What is a single point of failure?

A single point of failure is an environment where one failure can result in the simultaneous loss of both the coupling facility list structure for a log stream and the local storage buffer copy of the data on the system making the connection. If you were using local storage buffers to duplex data, this can result in loss of log data. When your configuration contains a single point of failure, you can safeguard your data by duplexing data to staging data sets.

A single point of failure can also exist for a duplex-mode structure where one failure can result in the simultaneous loss of both structure instances. The two structure instances in this environment are failure-dependent, meaning a single failure will cause the structure data to be lost, even though it is in two copies of the structure. Since a single point of failure can cause the loss of all the log data in the failure-dependent duplex-mode structure, Logger will continue to safeguard the data by using one of its own duplexing methods.
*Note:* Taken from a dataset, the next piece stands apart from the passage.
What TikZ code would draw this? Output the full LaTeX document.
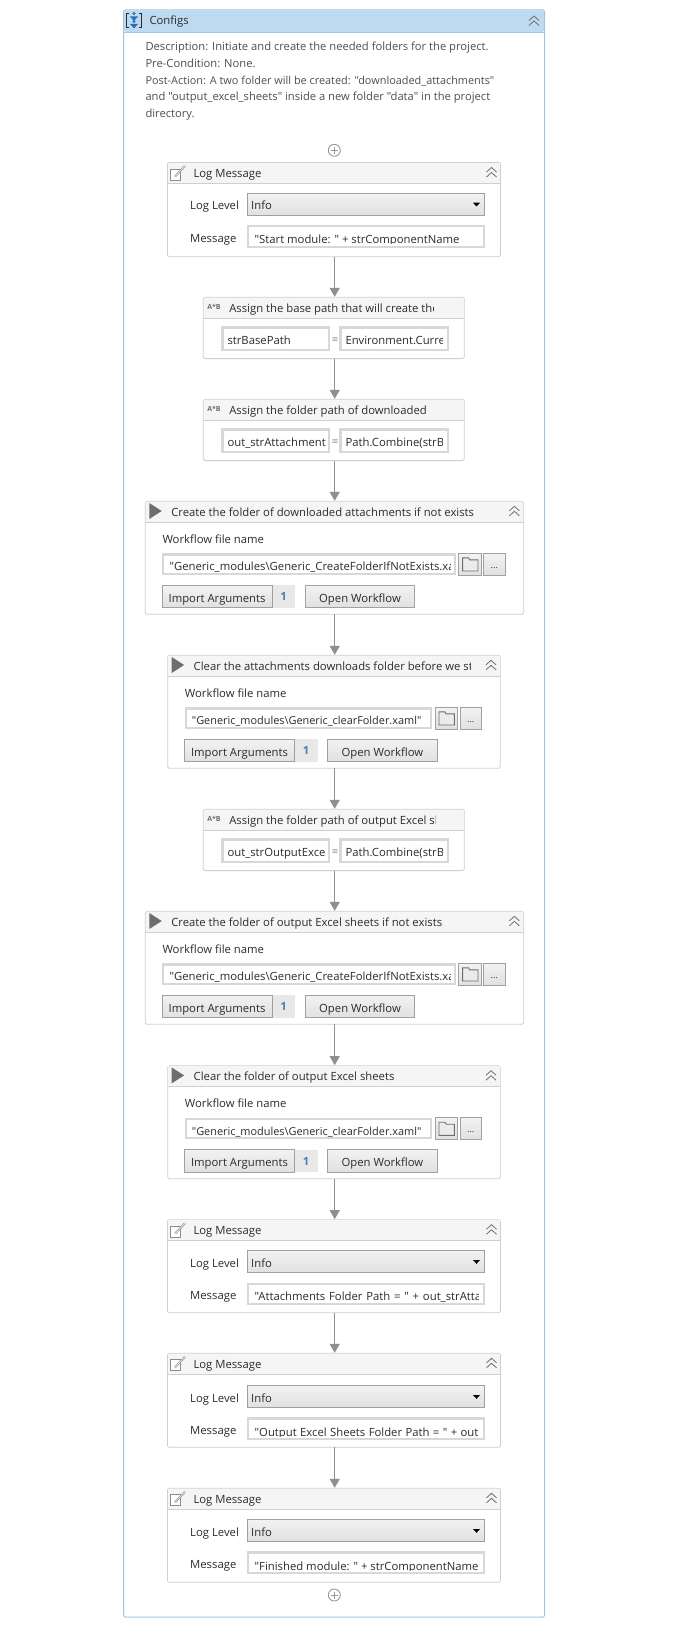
\documentclass[tikz,border=0pt]{standalone}
\usepackage{fontspec}
\setmainfont{Open Sans}[Ligatures=TeXOff]
\usetikzlibrary{arrows.meta}
\definecolor{framec}{HTML}{A4C6DA}
\definecolor{framehdr}{HTML}{BDDAF0}
\definecolor{blockc}{HTML}{CFCFCF}
\definecolor{hdrc}{HTML}{F5F5F5}
\definecolor{txtc}{HTML}{2B2B2B}
\definecolor{desc}{HTML}{4F4F4F}
\definecolor{fieldc}{HTML}{D8D8D8}
\definecolor{btnc}{HTML}{A0A0A0}
\definecolor{flowc}{HTML}{8F8F8F}
\definecolor{iconc}{HTML}{6E6E6E}
\definecolor{badgec}{HTML}{E8E8E8}
\definecolor{badgetxt}{HTML}{4A7EBB}
\definecolor{iconblue}{HTML}{2F6FB5}
\newcommand{\ftn}{\fontsize{11.3}{13}\selectfont}
\newcommand{\ftsmall}{\fontsize{10.9}{13}\selectfont}
\tikzset{
  blockbox/.style={draw=blockc,fill=white,rounded corners=1.5pt,line width=.8pt,inner sep=0pt,outer sep=0pt,anchor=north west},
  txt/.style={font=\ftn,text=txtc,inner sep=0pt,anchor=base west},
  ctxt/.style={font=\ftn,text=txtc,inner sep=0pt,anchor=base},
  flow/.style={draw=flowc,line width=1.3pt,shorten >=.5pt,-{Triangle[width=10pt,length=9pt]}},
  fieldbox/.style={draw=fieldc,fill=white,line width=2.2pt},
  btn/.style={draw=btnc,line width=.8pt,top color=white!95!black,bottom color=white!88!black},
  chev/.style={draw=iconc,line width=.8pt},
  plusc/.style={draw=black!40,line width=.9pt},
}
% chevron at local centre
\newcommand{\chevron}[2]{%
  \draw[chev] (#1-5,#2-.5) -- (#1,#2-5) -- (#1+5,#2-.5);
  \draw[chev] (#1-5,#2+4.5) -- (#1,#2) -- (#1+5,#2+4.5);}
% header: width, title x clip limit, title, name
\newcommand{\blockhdr}[4]{%
  \fill[hdrc] (.5,.5) rectangle (#1-.5,21);
  \draw[blockc,line width=.8pt] (0,21) -- (#1,21);
  \begin{scope}\clip (20,0) rectangle (#2,21);
    \node[txt] (#4-title) at (25.8,14.8) {#3};
  \end{scope}}
\newcommand{\plusmark}[3]{%
  \node[circle,plusc,minimum size=12pt,inner sep=0pt,outer sep=0pt] (#1) at (#2,#3) {};
  \draw[plusc] (#2-3.5,#3) -- (#2+3.5,#3) (#2,#3-3.5) -- (#2,#3+3.5);}
% name, top, height, message text, combo offset, message offset, baseline within message box
\newcommand{\logblock}[7]{%
  \begin{scope}[shift={(167.5,#2)}]
    \node[blockbox,minimum width=333pt,minimum height=#3pt] (#1) at (0,0) {};
    \blockhdr{333}{320}{Log Message}{#1}
    \draw[black!45,line width=.7pt,fill=white] (2.5,6.5) rectangle (12.5,17.5);
    \draw[black!45,line width=2pt] (7.5,14) -- (17.5,3.5);
    \draw[white,line width=.6pt] (7.5,14) -- (17.5,3.5);
    \chevron{324}{10}
    \node[txt] (#1-lvl) at (22.5,#5+16.7) {Log Level};
    \draw[btn] (79.5,#5) rectangle (317.2,#5+22.5);
    \node[txt] (#1-info) at (83.5,#5+16.7) {Info};
    \fill[black] (305.5,#5+9.7) -- (312.5,#5+9.7) -- (309,#5+13.5) -- cycle;
    \node[txt] (#1-mlab) at (22.5,#6+17) {Message};
    \draw[fieldbox] (80.6,#6+1.1) rectangle (316.1,#6+21.6);
    \begin{scope}\clip (82,#6+2) rectangle (311,#6+18.7);
      \node[txt] (#1-msg) at (87,#6+#7) {#4};
    \end{scope}
  \end{scope}}
% name, top, title, clip limit, left text, right text, left clip
\newcommand{\assignblock}[7]{%
  \begin{scope}[shift={(203.3,#2)}]
    \node[blockbox,minimum width=261pt,minimum height=61.3pt] (#1) at (0,0) {};
    \blockhdr{261}{#4}{#3}{#1}
    \node[font=\bfseries\fontsize{7}{8}\selectfont,text=iconc,inner sep=0pt] (#1-ic) at (10.7,10) {A*B};
    \draw[fieldbox] (19.1,30.1) rectangle (125.7,52.9);
    \draw[fieldbox] (137.1,30.1) rectangle (244.3,52.9);
    \node[ctxt,text=iconc] (#1-eq) at (131.7,46.3) {=};
    \begin{scope}\clip (20,30) rectangle (#7,53);
      \node[txt] (#1-l) at (24,46.7) {#5};
    \end{scope}
    \begin{scope}\clip (138,30) rectangle (239,53);
      \node[txt] (#1-r) at (142,46.7) {#6};
    \end{scope}
  \end{scope}}
% name, left, top, width, field width, title, clip limit, field text
\newcommand{\invokeblock}[8]{%
  \begin{scope}[shift={(#2,#3)}]
    \node[blockbox,minimum width=#4pt,minimum height=113pt] (#1) at (0,0) {};
    \blockhdr{#4}{#7}{#6}{#1}
    \fill[iconc] (4,1.7) -- (16.4,9.7) -- (4,17.7) -- cycle;
    \chevron{#4-9.3}{10}
    \node[txt] (#1-wf) at (17,42) {Workflow file name};
    \pgfmathsetmacro{\fr}{17+#5}
    \draw[fieldbox] (17.9,53.1) rectangle (\fr-1.1,72.6);
    \begin{scope}\clip (19,54) rectangle (\fr-5.5,70.4);
      \node[txt] (#1-file) at (24,69.4) {#8};
    \end{scope}
    \pgfmathsetmacro{\fa}{\fr+2.6}\pgfmathsetmacro{\fb}{\fa+22.4}
    \pgfmathsetmacro{\ga}{\fb+2.6}\pgfmathsetmacro{\gb}{\ga+21.4}
    \draw[btn] (\fa,52) rectangle (\fb,73.7);
    \draw[iconc,line width=.9pt,fill=white!92!black] (\fa+4,56.5) -- (\fa+10,56.5) -- (\fa+11,58.5) -- (\fa+19.4,58.5) -- (\fa+19.4,69.7) -- (\fa+4,69.7) -- cycle;
    \draw[btn] (\ga,52) rectangle (\gb,73.7);
    \node[ctxt,font=\fontsize{9}{10}\selectfont] (#1-dots) at (\ga+10.7,67) {...};
    \fill[badgec] (17,84) rectangle (150,106.4);
    \draw[btn] (17,84) rectangle (126.7,106.4);
    \node[ctxt] (#1-imp) at (71.8,101) {Import Arguments};
    \node[ctxt,text=badgetxt,font=\bfseries\ftn] (#1-n) at (138.3,99.5) {1};
    \draw[btn] (160,84) rectangle (269.4,106.4);
    \node[ctxt] (#1-open) at (214.7,101) {Open Workflow};
  \end{scope}}
\begin{document}
\begin{tikzpicture}[x=1pt,y=-1pt]
\useasboundingbox (0,0) rectangle (698,1643);
\fill[white] (0,0) rectangle (698,1643);
% outer frame
\node[blockbox,draw=framec,line width=1pt,minimum width=421.2pt,minimum height=1607pt] (frame) at (123.5,10) {};
\fill[framehdr,rounded corners=1.5pt] (124,10.5) rectangle (544.2,32);
\draw[framec,line width=.8pt] (123.5,32) -- (544.7,32);
\draw[txtc,line width=1pt] (129,14) -- (126.5,14) -- (126.5,28) -- (129,28);
\draw[txtc,line width=1pt] (139,14) -- (141.5,14) -- (141.5,28) -- (139,28);
\fill[iconblue] (134,13.5) circle (1.7) (130,16.5) -- (138,16.5) -- (134,21) -- cycle;
\fill[iconblue] (134,21.5) circle (1.7) (130,24) -- (138,24) -- (134,28.5) -- cycle;
\chevron{534}{21}
\node[txt] (frame-title) at (149.3,25) {Configs};
\node[inner sep=0pt,anchor=north west,align=left,text=desc,font=\fontsize{11.2}{16.75}\selectfont] (desc) at (145.3,41.8) {Description: Initiate and create the needed folders for the project.\\Pre-Condition: None.\\{\fontsize{10.9}{16.75}\selectfont Post-Action: A two folder will be created: "downloaded\_attachments"}\\and "output\_excel\_sheets" inside a new folder "data" in the project\\directory.};
\plusmark{plusa}{334.3}{150.3}
\coordinate (axis) at (334.7,0);
\logblock{lga}{162.5}{94.2}{"Start module: " + strComponentName}{30.5}{62.5}{18.6}
\assignblock{asa}{297.3}{Assign the base path that will create the}{230}{strBasePath}{Environment.Curre}{124}
\assignblock{asb}{399.3}{Assign the folder path of downloaded}{250}{out\_strAttachment}{Path.Combine(strB}{124}
\invokeblock{inva}{145.3}{501.3}{378.4}{293.7}{Create the folder of downloaded attachments if not exists}{350}{"Generic\_modules\textbackslash Generic\_CreateFolderIfNotExists.xaml"}
\invokeblock{invb}{167.7}{655.3}{332.6}{247.7}{Clear the attachments downloads folder before we start}{302.3}{\ftsmall"Generic\_modules\textbackslash Generic\_clearFolder.xaml"}
\assignblock{asc}{809.3}{Assign the folder path of output Excel sheets}{231.7}{out\_strOutputExce}{Path.Combine(strB}{124}
\invokeblock{invc}{145.3}{911.3}{378.4}{293.7}{Create the folder of output Excel sheets if not exists}{350}{"Generic\_modules\textbackslash Generic\_CreateFolderIfNotExists.xaml"}
\invokeblock{invd}{167.7}{1065.7}{332.6}{247.7}{Clear the folder of output Excel sheets}{310}{\ftsmall"Generic\_modules\textbackslash Generic\_clearFolder.xaml"}
\logblock{lgb}{1219.7}{93}{\spaceskip=3.8pt "Attachments Folder Path = " + out\_strAtta}{30.6}{63}{17.3}
\logblock{lgc}{1353.3}{94}{\spaceskip=3.4pt "Output Excel Sheets Folder Path = " + out}{32}{64}{19}
\logblock{lgd}{1488.3}{94}{"Finished module: " + strComponentName}{31}{63}{19}
\plusmark{plusb}{334.3}{1595}
\draw[flow] (lga.south -| axis) -- (asa.north -| axis);
\draw[flow] (asa.south -| axis) -- (asb.north -| axis);
\draw[flow] (asb.south -| axis) -- (inva.north -| axis);
\draw[flow] (inva.south -| axis) -- (invb.north -| axis);
\draw[flow] (invb.south -| axis) -- (asc.north -| axis);
\draw[flow] (asc.south -| axis) -- (invc.north -| axis);
\draw[flow] (invc.south -| axis) -- (invd.north -| axis);
\draw[flow] (invd.south -| axis) -- (lgb.north -| axis);
\draw[flow] (lgb.south -| axis) -- (lgc.north -| axis);
\draw[flow] (lgc.south -| axis) -- (lgd.north -| axis);
\end{tikzpicture}
\end{document}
When a configuration is not vulnerable to a single point of failure, it is failure independent.

System logger evaluates a connection for a single point of failure based on the location of the coupling facility and its status of volatile or non-volatile. The coupling facility can reside in one of the following configurations:
  • The coupling facility executes in a logical partition or LPAR (virtual server), sharing a central processing complex (CPC) with a system that is connected to a log stream associated with the coupling facility.
  • The coupling facility is in a stand-alone CPC and does not share the CPC with a system with a connection to the log stream.
  • The coupling facility executes as an Integrated Coupling Migration Facility (ICMF) partition on a CPC. Only connections from a system on the same CPC can communicate with this coupling facility.
System logger uses the following rules for determining whether a log stream connection contains a single point of failure:
  • When a coupling facility shares a CPC with a system that connects to log streams mapping to the same coupling facility, each active connection between the system and the coupling facility contains a single point of failure, regardless of the volatility state of the coupling facility. The connections have a single point of failure because if the CPC should fail, coupling facility resident log data will be lost when both the system, with local storage buffers, and the coupling facility fail with the CPC.
  • When a coupling facility (or the composite view of a duplex-mode structure) is separate from the system connected to the associated log stream, the volatility status of the coupling facility determines whether the connection is vulnerable to a single point of failure:
    • If the coupling facility (or the composite view of a duplex-mode structure) is non-volatile, the connection is failure independent.
    • If the coupling facility (or the composite view of a duplex-mode structure) is volatile, the connection is vulnerable to a single point of failure. A power failure could knock out both the system, with its local storage buffer copy of coupling facility data, and the coupling facility.

    A connection is failure independent when it is from a system on a separate CPC from the non-volatile coupling facility to which it is connected.

If a connection contains a single point of failure and STG_DUPLEX(YES) DUPLEXMODE(COND) has been specified in the log stream definition, system logger will duplex coupling facility log data to staging data sets for that connection. If a coupling facility or CPC failure occurs, system logger can retrieve lost coupling facility log data from the staging data sets for a connection with a single point of failure.